Written request
Could the lines from the start of the data through the line with "XAxis, YAxis, ReferenceArea" be set down exactly, with no pictures among them?

# Start of Extracted records

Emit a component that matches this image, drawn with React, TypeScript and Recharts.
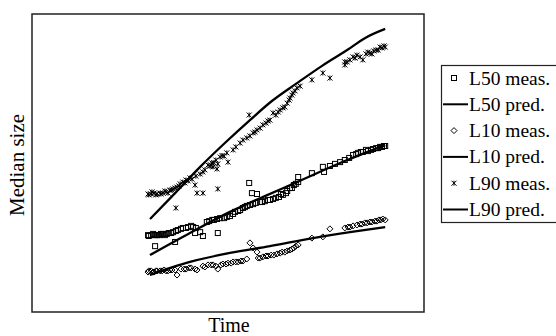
import React from 'react';
import { ScatterChart, Scatter, XAxis, YAxis, ReferenceArea } from 'recharts';

// measured medians, [time, size]
const l50Meas: [number, number][] = [
  [29.6, 25.8], [29.8, 25.5], [30.4, 25.8], [30.9, 26.2], [31.4, 22.1], [31.4, 25.8], [31.9, 25.8],
  [32.4, 25.8], [32.9, 26.2], [33.4, 26.2], [33.9, 25.8], [34.4, 26.2], [34.9, 26.5], [35.5, 26.5],
  [36.0, 26.8], [36.5, 23.5], [36.7, 27.2], [37.2, 27.5], [38.0, 27.9], [38.5, 28.2], [39.3, 28.2],
  [39.8, 28.5], [40.6, 28.9], [41.1, 28.5], [41.6, 26.5], [41.8, 28.2], [42.9, 26.8], [43.6, 25.5],
  [44.6, 30.2], [45.2, 30.5], [46.0, 30.9], [46.4, 30.9], [47.2, 31.2], [47.4, 26.5], [48.0, 31.5],
  [49.0, 31.5], [49.7, 31.9], [50.5, 32.2], [51.3, 32.9], [51.8, 33.6], [52.6, 33.9], [53.1, 34.2],
  [53.8, 34.9], [54.3, 35.2], [54.8, 35.6], [55.4, 43.3], [55.6, 35.9], [56.1, 39.9], [56.4, 36.2],
  [57.1, 36.6], [57.4, 39.6], [58.2, 36.9], [58.7, 36.9], [59.4, 37.2], [60.2, 37.6], [60.7, 37.6],
  [61.5, 37.9], [62.2, 38.3], [63.0, 38.6], [63.5, 39.6], [64.0, 39.3], [64.8, 39.9], [65.1, 40.6],
  [65.8, 41.6], [66.3, 41.6], [66.8, 42.6], [67.3, 43.0], [67.9, 43.6], [67.9, 45.3], [71.4, 46.6],
  [74.2, 48.7], [74.5, 47.0], [76.0, 49.0], [77.3, 49.7], [78.6, 50.3], [79.8, 51.0], [80.9, 51.7],
  [81.9, 52.7], [82.7, 53.0], [83.2, 53.4], [83.9, 53.7], [84.4, 53.7], [85.2, 54.4], [85.7, 54.0],
  [86.5, 54.4], [87.0, 54.7], [87.8, 55.0], [88.3, 55.0], [88.8, 55.4], [89.3, 55.4], [89.8, 55.7],
  [90.1, 55.7],
];
const l10Meas: [number, number][] = [
  [29.6, 13.4], [29.8, 13.8], [30.4, 13.8], [30.9, 13.4], [31.1, 13.4], [31.6, 13.8], [31.9, 13.8],
  [32.7, 13.8], [33.2, 13.8], [33.7, 14.1], [34.2, 13.8], [34.7, 13.8], [35.2, 14.1], [35.7, 14.1],
  [36.5, 14.1], [37.0, 12.4], [38.0, 14.4], [38.8, 14.4], [39.3, 14.4], [40.1, 14.8], [40.6, 14.8],
  [41.6, 14.4], [42.1, 14.1], [43.6, 15.4], [44.1, 15.1], [44.9, 15.8], [45.7, 15.8], [46.2, 15.8],
  [46.9, 15.4], [47.4, 14.4], [48.2, 15.8], [48.7, 16.1], [49.5, 16.1], [50.0, 16.4], [50.8, 16.4],
  [51.3, 16.8], [52.0, 16.8], [52.6, 16.8], [53.3, 17.1], [53.8, 17.1], [54.8, 17.8], [55.6, 23.2],
  [56.4, 21.5], [57.4, 20.1], [57.7, 18.1], [58.2, 18.1], [58.9, 18.5], [59.7, 18.8], [60.2, 18.8],
  [61.0, 19.1], [61.7, 19.1], [62.5, 19.5], [63.3, 19.8], [63.8, 20.1], [64.5, 20.1], [65.1, 20.5],
  [65.8, 20.8], [66.3, 21.1], [66.8, 21.5], [67.3, 22.1], [67.9, 22.5], [71.4, 24.8], [74.2, 25.2],
  [76.0, 27.9], [79.8, 28.2], [80.6, 28.5], [81.1, 28.5], [81.9, 28.9], [82.9, 29.2], [83.7, 29.5],
  [84.2, 29.5], [84.9, 29.9], [85.5, 29.9], [86.2, 30.2], [86.7, 30.2], [87.5, 30.5], [88.0, 30.5],
  [88.5, 30.9], [89.0, 30.9], [89.5, 31.2], [90.1, 30.9],
];
const l90Meas: [number, number][] = [
  [29.6, 39.6], [29.8, 39.3], [30.4, 39.6], [30.6, 40.3], [31.1, 39.9], [31.6, 39.3], [31.9, 39.6],
  [32.7, 39.9], [32.9, 39.6], [33.4, 39.9], [33.9, 40.6], [34.2, 40.3], [34.7, 39.9], [35.2, 40.9],
  [35.7, 40.9], [36.0, 41.3], [36.5, 41.6], [37.0, 41.9], [37.5, 42.3], [37.8, 43.0], [38.5, 43.6],
  [39.0, 43.3], [39.3, 44.3], [39.8, 44.0], [40.3, 45.0], [40.8, 44.6], [41.8, 45.6], [42.9, 46.3],
  [43.6, 47.0], [36.7, 34.9], [41.6, 42.6], [42.1, 39.9], [43.6, 39.9], [47.4, 41.3], [44.1, 47.7],
  [44.9, 49.3], [45.4, 48.9], [45.7, 49.3], [45.9, 50.0], [46.2, 48.7], [46.4, 50.1], [46.9, 51.0],
  [47.2, 48.0], [47.4, 49.7], [48.0, 52.0], [48.5, 52.5], [49.0, 52.3], [49.7, 53.4], [50.0, 50.3],
  [51.3, 54.4], [52.0, 55.4], [53.1, 56.7], [53.8, 57.7], [54.8, 58.4], [55.4, 66.1], [55.6, 59.1],
  [56.4, 60.1], [56.9, 60.4], [57.4, 61.1], [58.2, 61.7], [58.9, 62.8], [59.7, 63.4], [60.2, 64.1],
  [60.7, 64.4], [61.5, 66.8], [62.2, 66.1], [62.8, 67.1], [63.3, 67.8], [64.0, 68.5], [64.5, 68.8],
  [65.1, 70.1], [65.6, 71.1], [65.8, 71.8], [66.3, 72.8], [66.6, 73.5], [67.1, 74.2], [67.6, 75.2],
  [68.4, 75.8], [71.4, 77.9], [74.2, 80.2], [76.0, 78.5], [79.8, 82.9], [79.8, 83.9], [80.4, 83.9],
  [81.1, 84.6], [81.9, 85.6], [82.4, 85.2], [82.9, 86.2], [83.7, 85.6], [84.4, 84.6], [85.2, 86.6],
  [85.7, 87.2], [86.2, 86.9], [86.7, 86.6], [87.2, 87.6], [87.8, 87.9], [88.3, 87.9], [88.8, 88.9],
  [89.3, 88.6], [89.8, 89.3], [90.1, 88.9],
];

// model predictions
const l50Pred: [number, number][] = [
  [30.1, 19.1], [40.3, 26.5], [50.5, 33.6], [59.4, 38.9], [67.6, 43.6], [78.6, 50.0], [90.1, 56.0],
];
const l10Pred: [number, number][] = [
  [30.1, 12.4], [40.3, 16.8], [50.5, 19.8], [60.7, 22.1], [71.7, 24.8], [81.1, 26.8], [90.1, 28.5],
];
const l90Pred: [number, number][] = [
  [30.1, 31.2], [36.5, 39.9], [42.9, 48.7], [49.2, 56.7], [55.6, 64.4], [61.2, 70.8], [67.6, 76.8],
  [74.0, 82.6], [80.4, 87.9], [84.9, 91.9], [90.1, 95.0],
];

const legendLabels = ['L50 meas.', 'L50 pred.', 'L10 meas.', 'L10 pred.', 'L90 meas.', 'L90 pred.'];

const toPts = (arr: [number, number][]) => arr.map(([t, s]) => ({ t, s }));

const Square = ({ cx, cy, r = 2.5 }: any) => (
  <rect x={cx - r} y={cy - r} width={r * 2} height={r * 2} fill="none" stroke="#000" strokeWidth={1} />
);
const Diamond = ({ cx, cy, r = 3 }: any) => (
  <path d={`M${cx},${cy - r}L${cx + r},${cy}L${cx},${cy + r}L${cx - r},${cy}Z`} fill="none" stroke="#000" strokeWidth={1} />
);
const Cross = ({ cx, cy, r = 2.5 }: any) => (
  <path d={`M${cx - r},${cy - r}L${cx + r},${cy + r}M${cx + r},${cy - r}L${cx - r},${cy + r}M${cx},${cy - r}L${cx},${cy + r}`} stroke="#000" strokeWidth={1} />
);
const NoDot = () => <g />;

const font = '"Liberation Serif", "Times New Roman", serif';
const predLine = { stroke: '#000', strokeWidth: 2.3 };

export default function App() {
  const symbols = [
    (y: number) => <Square cx={454} cy={y} r={2.5} />,
    (y: number) => <line x1={443} x2={468} y1={y} y2={y} stroke="#000" strokeWidth={2} />,
    (y: number) => <Diamond cx={454} cy={y} r={3} />,
    (y: number) => <line x1={443} x2={468} y1={y} y2={y} stroke="#000" strokeWidth={2} />,
    (y: number) => <Cross cx={454} cy={y} r={2.5} />,
    (y: number) => <line x1={443} x2={468} y1={y} y2={y} stroke="#000" strokeWidth={2} />,
  ];
  return (
    <div style={{ position: 'absolute', left: 0, top: 0, width: 556, height: 336, background: '#fff', fontFamily: font }}>
      <ScatterChart width={556} height={336} margin={{ top: 14, right: 132, bottom: 24, left: 32 }}>
        <XAxis type="number" dataKey="t" domain={[0, 100]} hide />
        <YAxis type="number" dataKey="s" domain={[0, 100]} hide />
        <ReferenceArea x1={0} x2={100} y1={0} y2={100} fill="none" stroke="#222" strokeWidth={1.5} ifOverflow="visible" />
        <Scatter data={toPts(l50Meas)} shape={<Square />} isAnimationActive={false} />
        <Scatter data={toPts(l10Meas)} shape={<Diamond />} isAnimationActive={false} />
        <Scatter data={toPts(l90Meas)} shape={<Cross />} isAnimationActive={false} />
        <Scatter data={toPts(l50Pred)} shape={<NoDot />} line={predLine} lineJointType="monotoneX" isAnimationActive={false} />
        <Scatter data={toPts(l10Pred)} shape={<NoDot />} line={predLine} lineJointType="monotoneX" isAnimationActive={false} />
        <Scatter data={toPts(l90Pred)} shape={<NoDot />} line={predLine} lineJointType="monotoneX" isAnimationActive={false} />
      </ScatterChart>
      <svg width={556} height={336} style={{ position: 'absolute', left: 0, top: 0, pointerEvents: 'none' }}>
        <text transform="translate(24,165) rotate(-90)" textAnchor="middle" fontSize={21} fontFamily={font}>Median size</text>
        <text x={229} y={332} textAnchor="middle" fontSize={20} fontFamily={font}>Time</text>
        <rect x={441.5} y={65.5} width={130} height={157} fill="#fff" stroke="#222" strokeWidth={1.2} />
        {legendLabels.map((label, i) => {
          const cy = 78 + i * 26.3;
          return (
            <g key={label}>
              {symbols[i](cy)}
              <text x={469} y={cy + 6.5} fontSize={19.5} fontFamily={font}>{label}</text>
            </g>
          );
        })}
      </svg>
    </div>
  );
}
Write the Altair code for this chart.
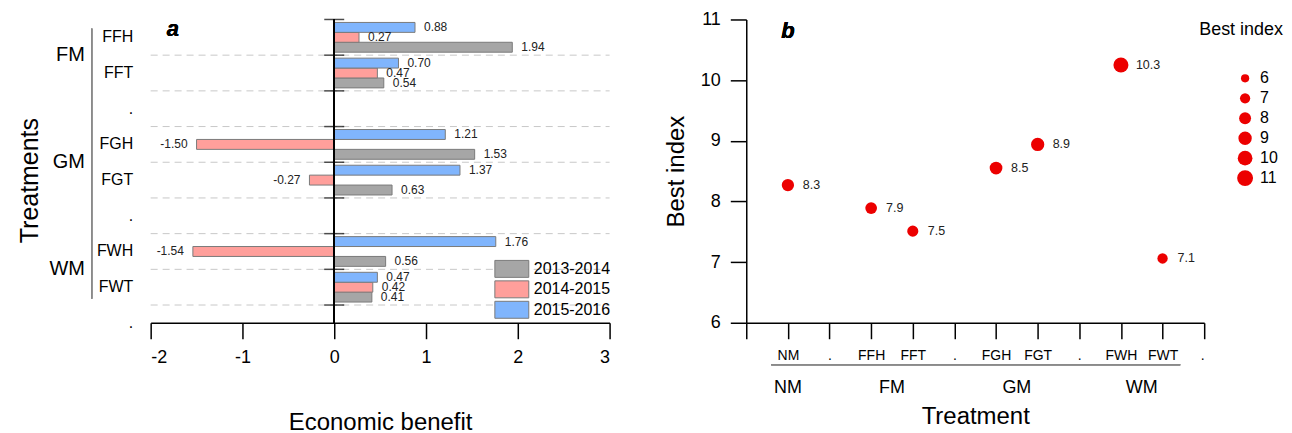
import altair as alt
import pandas as pd
import json

# ---------------- data: panel a ----------------
treatments_a = ["FFH", "FFT", "s1", "FGH", "FGT", "s2", "FWH", "FWT", "s3"]
tick_labels_a = ["FFH", "FFT", ".", "FGH", "FGT", ".", "FWH", "FWT", "."]
bar_treatments = ["FFH", "FFT", "FGH", "FGT", "FWH", "FWT"]
periods = ["2013-2014", "2014-2015", "2015-2016"]
benefit_2013_2014 = [1.94, 0.54, 1.53, 0.63, 0.56, 0.41]
benefit_2014_2015 = [0.27, 0.47, -1.50, -0.27, -1.54, 0.42]
benefit_2015_2016 = [0.88, 0.70, 1.21, 1.37, 1.76, 0.47]
groups_a = ["FM", "GM", "WM"]
group_anchor_a = ["FFT", "FGT", "FWT"]
x_ticks_a = [-2, -1, 0, 1, 2, 3]

# ---------------- data: panel b ----------------
treat_b = ["NM", "FFH", "FFT", "FGH", "FGT", "FWH", "FWT"]
treat_b_pos = [1, 3, 4, 6, 7, 9, 10]
best_index = [8.27, 7.89, 7.51, 8.55, 8.94, 10.25, 7.06]
best_labels = ["8.3", "7.9", "7.5", "8.5", "8.9", "10.3", "7.1"]
x_tick_labels_b = ["", "NM", ".", "FFH", "FFT", ".", "FGH", "FGT", ".", "FWH", "FWT", "."]
groups_b = ["NM", "FM", "GM", "WM"]
group_center_b = [1, 3.5, 6.5, 9.5]
size_legend_values = [6, 7, 8, 9, 10, 11]

FONT = "Liberation Sans"
W_A, H_A = 460, 322
W_B, H_B = 459, 304

# ---------------- tables ----------------
rows = []
for per, vals in zip(periods, [benefit_2013_2014, benefit_2014_2015, benefit_2015_2016]):
    for t, v in zip(bar_treatments, vals):
        rows.append({"treatment": t, "period": per, "value": v, "label": f"{v:.2f}"})
bars_df = pd.DataFrame(rows)
cats_df = pd.DataFrame({"treatment": treatments_a})
grid_df = pd.DataFrame({"treatment": treatments_a[1:]})
grp_a_df = pd.DataFrame({"group": groups_a, "treatment": group_anchor_a})

pts_df = pd.DataFrame({"treat": treat_b, "pos": treat_b_pos, "best": best_index, "label": best_labels})
grp_b_df = pd.DataFrame({"group": groups_b, "center": group_center_b})

ysc = alt.Scale(domain=treatments_a, paddingInner=0, paddingOuter=0)
xsc = alt.Scale(domain=[-2, 3], nice=False, zero=False)
period_order = list(reversed(periods))
yoff = alt.YOffset("period:N", sort=period_order,
                   scale=alt.Scale(domain=period_order, paddingInner=0, paddingOuter=0.3))
color_scale = alt.Scale(domain=periods, range=["#a6a6a6", "#ff9f9b", "#80b5fd"])

label_expr_a = f"{json.dumps(tick_labels_a)}[indexof({json.dumps(treatments_a)}, datum.value)]"

y_axis_a = alt.Axis(title="Treatments", labelExpr=label_expr_a, domain=False, ticks=False,
                    labelPadding=18, labelFontSize=16, titleFontSize=25, titlePadding=54)
x_axis_a = alt.Axis(title="Economic benefit", values=x_ticks_a, labelExpr="'' + datum.value",
                    tickSize=16, offset=-18, labelFontSize=18, labelPadding=10,
                    titleFontSize=24, titlePadding=44, grid=False)


def ya(band=None):
    if band is None:
        return alt.Y("treatment:N", scale=ysc, axis=y_axis_a)
    return alt.Y("treatment:N", scale=ysc, axis=y_axis_a, bandPosition=band)


def xa():
    return alt.X("value:Q", scale=xsc, axis=x_axis_a)


base_a = alt.Chart(bars_df)

bars = base_a.mark_bar(stroke="#7a7a7a", strokeWidth=1).encode(
    x=xa(), y=ya(), yOffset=yoff,
    color=alt.Color("period:N", scale=color_scale,
                    legend=alt.Legend(orient="none", legendX=345, legendY=241, title=None,
                                      symbolType="M-2,-1H2V1H-2Z", symbolSize=289,
                                      symbolStrokeColor="#7a7a7a", symbolStrokeWidth=1,
                                      labelFontSize=16, labelOffset=13, rowPadding=-1.5,
                                      symbolOffset=8, padding=0)),
)

pos_text = base_a.transform_filter("datum.value >= 0").mark_text(
    align="left", baseline="middle", dx=9, fontSize=12, font=FONT, color="#222"
).encode(x=xa(), y=ya(), yOffset=yoff, text="label:N")
neg_text = base_a.transform_filter("datum.value < 0").mark_text(
    align="right", baseline="middle", dx=-9, fontSize=12, font=FONT, color="#222"
).encode(x=xa(), y=ya(), yOffset=yoff, text="label:N")

grid = alt.Chart(grid_df).mark_rule(color="#c8c8c8", strokeDash=[7, 5], strokeWidth=1).encode(
    y=ya(0), x=alt.value(0), x2=alt.value(W_A))

zero_axis = alt.Chart(cats_df).mark_rule(color="black", strokeWidth=1.5).encode(
    x=alt.datum(0, scale=xsc, axis=x_axis_a), y=alt.value(0), y2=alt.value(H_A - 18))

zero_ticks = alt.Chart(cats_df).mark_tick(orient="horizontal", size=20, thickness=1.5, color="black").encode(
    x=alt.datum(0, scale=xsc, axis=x_axis_a), y=ya(0))

grp_text = alt.Chart(grp_a_df).mark_text(align="right", baseline="middle", fontSize=20, font=FONT, color="black").encode(
    x=alt.value(-66), y=ya(0), text="group:N")

grp_line = alt.Chart(grp_a_df).mark_rule(color="#8a8a8a", strokeWidth=1.5).encode(
    x=alt.value(-59), y=alt.value(9), y2=alt.value(280))

tag_a = alt.Chart(grp_a_df).mark_text(text="a", fontSize=22, fontStyle="italic", fontWeight="bold",
                                      font=FONT, align="left", baseline="middle", color="black").encode(
    x=alt.value(16), y=alt.value(10))

panel_a = alt.layer(bars, grid, pos_text, neg_text, zero_axis, zero_ticks, grp_text, grp_line, tag_a).properties(
    width=W_A, height=H_A)

# ---------------- panel b ----------------
bx = alt.Scale(domain=[0, 11], nice=False, zero=False)
by = alt.Scale(domain=[6, 11], nice=False, zero=False)
label_expr_b = f"{json.dumps(x_tick_labels_b)}[datum.value]"
x_axis_b = alt.Axis(title="Treatment", values=list(range(12)), labelExpr=label_expr_b,
                    tickSize=16, labelFontSize=14, labelPadding=10,
                    titleFontSize=24, titlePadding=42, grid=False)
y_axis_b = alt.Axis(title="Best index", values=size_legend_values, format="d", tickSize=16,
                    labelFontSize=18, labelPadding=10, titleFontSize=24, titlePadding=12, grid=False)

base_b = alt.Chart(pts_df)
points = base_b.mark_circle(color="#ec0000", opacity=1).encode(
    x=alt.X("pos:Q", scale=bx, axis=x_axis_b),
    y=alt.Y("best:Q", scale=by, axis=y_axis_b),
    size=alt.Size("best:Q", scale=alt.Scale(domain=[6, 11], range=[68, 254], zero=False),
                  legend=alt.Legend(orient="none", legendX=1051, legendY=2, title="Best index",
                                    values=size_legend_values, titleFontSize=18, titleFontWeight="normal",
                                    titlePadding=31, labelFontSize=16, labelOffset=7, symbolOffset=38,
                                    symbolFillColor="#ec0000", symbolStrokeWidth=0, rowPadding=4,
                                    padding=0)),
)
pt_text = base_b.mark_text(align="left", baseline="middle", dx=15, fontSize=12.5, font=FONT, color="#222").encode(
    x=alt.X("pos:Q", scale=bx, axis=x_axis_b), y=alt.Y("best:Q", scale=by, axis=y_axis_b), text="label:N")

underline = alt.Chart(grp_b_df).mark_rule(color="#8a8a8a", strokeWidth=1.5).encode(
    x=alt.value(25), x2=alt.value(435), y=alt.value(H_B + 42))
grp_b_text = alt.Chart(grp_b_df).mark_text(baseline="middle", align="center", fontSize=18, font=FONT, color="black").encode(
    x=alt.X("center:Q", scale=bx, axis=x_axis_b), y=alt.value(H_B + 65), text="group:N")
tag_b = alt.Chart(grp_b_df).mark_text(text="b", fontSize=22, fontStyle="italic", fontWeight="bold",
                                      font=FONT, align="left", baseline="middle", color="black").encode(
    x=alt.value(35), y=alt.value(12))

panel_b = alt.layer(points, pt_text, underline, grp_b_text, tag_b).properties(width=W_B, height=H_B)

chart = alt.hconcat(panel_a, panel_b, spacing=53).properties(
    padding={"left": 9, "top": 2, "right": 0, "bottom": 0}
).configure_view(stroke=None).configure_axis(
    domainColor="black", tickColor="black", labelColor="black", titleColor="black",
    domainWidth=1.5, tickWidth=1.5, labelFont=FONT, titleFont=FONT, titleFontWeight="normal"
).configure_legend(labelFont=FONT, titleFont=FONT, labelColor="black", titleColor="black"
).configure_text(font=FONT)

chart.save("out.html", embed_options={"renderer": "svg", "actions": False})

# End of Extracted records

Solution to this problem
Emit a component that matches this image, drawn with React, TypeScript and Recharts.
import React from 'react';
import { ScatterChart, Scatter, XAxis, YAxis, ReferenceArea } from 'recharts';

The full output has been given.